Each winter the arrival of safe ice on local lakes is something keenly anticipated by many. As deer season comes to an end and the Holidays arrive, hardcore hard water anglers can be found preparing gear, watching the thermometer and soliciting reports of safe ice from fellow anglers. For those that do not ice fish the following series of blogs will likely not entertain. For those who do ice fish but are new to the pastime, I will share with you some things I have learned in over 30 years of exploring frozen lakes in search of fish. Throughout the following posts I will define ice fishing terms and explain ice fishing techniques.
Most lake anglers in Upstate New York have their boats put away by Thanksgiving. A hardy few, who know how very good the fishing is on the lakes in early winter, will launch whenever open water conditions are tolerable. To such diehards whats considered “tolerable” is not-so-much to most. But to these guys, filling a bucket with jumbos is what it is all about and trumps hanging out in a tree stand any time. I walk the fine line between Autumn angler and afflicted whitetail hunter. Yet my boat is almost always in the barn by Thanksgiving. And by late December, with rifle cleaned and put away, I am in search of early ice.
Early ice on the lakes and bays is ice that is fresh, usually black or clear and safe to walk on. It is ice that has only been “set-up” for a week more or less. While early ice is perceived as inherently dangerous by ice anglers, the bulk of ice fishing accidents happen during the mid-ice and late-ice parts of the season (I will explain some of the reasons why in future blogs). Early ice has to be at least an unvaried three inches in thickness to be safe enough for me to walk on. I won’t guide anglers on less than five inches of unvaried ice however. It is my “working” ice fishing insurance policy.

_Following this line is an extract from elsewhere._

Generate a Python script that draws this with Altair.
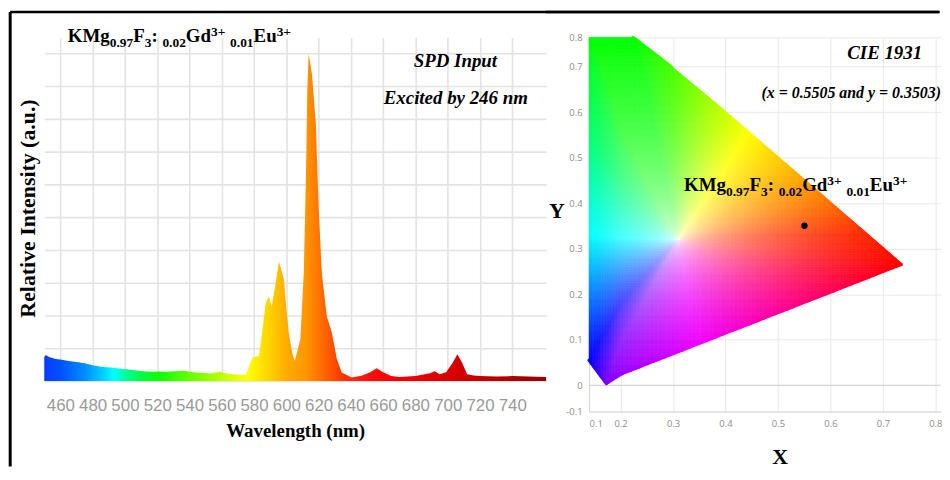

Early winter fishing on the lakes is excellent. The angling pressure the fish experienced all Summer and Autumn is now a distant memory. But the strong appetite the fish developed as waters turned increasingly colder is still in full effect. Schooling fish that roam the basins of big lakes in late December are hungry! Water temperatures have stratified at this time of year and vary only a little each day before a thin formation of ice forms. This new “roof” above the fish on a shallow lake or bay makes the fish active and can sometimes trigger large schools to strap on the food bag for days! Early ice can often provide some of the best fishing of the entire year!
Declining water temperatures puts warm water fish like walleye and perch on a constant search for food. This is one of the most important factors in early winter that cause fish to school up heavy. Safe ice enables anglers to roam and search for these hungry schooled fish. The somewhat static and vertical presentation of an ice anglers bait to active panfish is deadly! Thats why ice fishing is addicting. Because when it is good, as it so often is when the ice is newly formed, it creates the opportunity to hammer the panfish!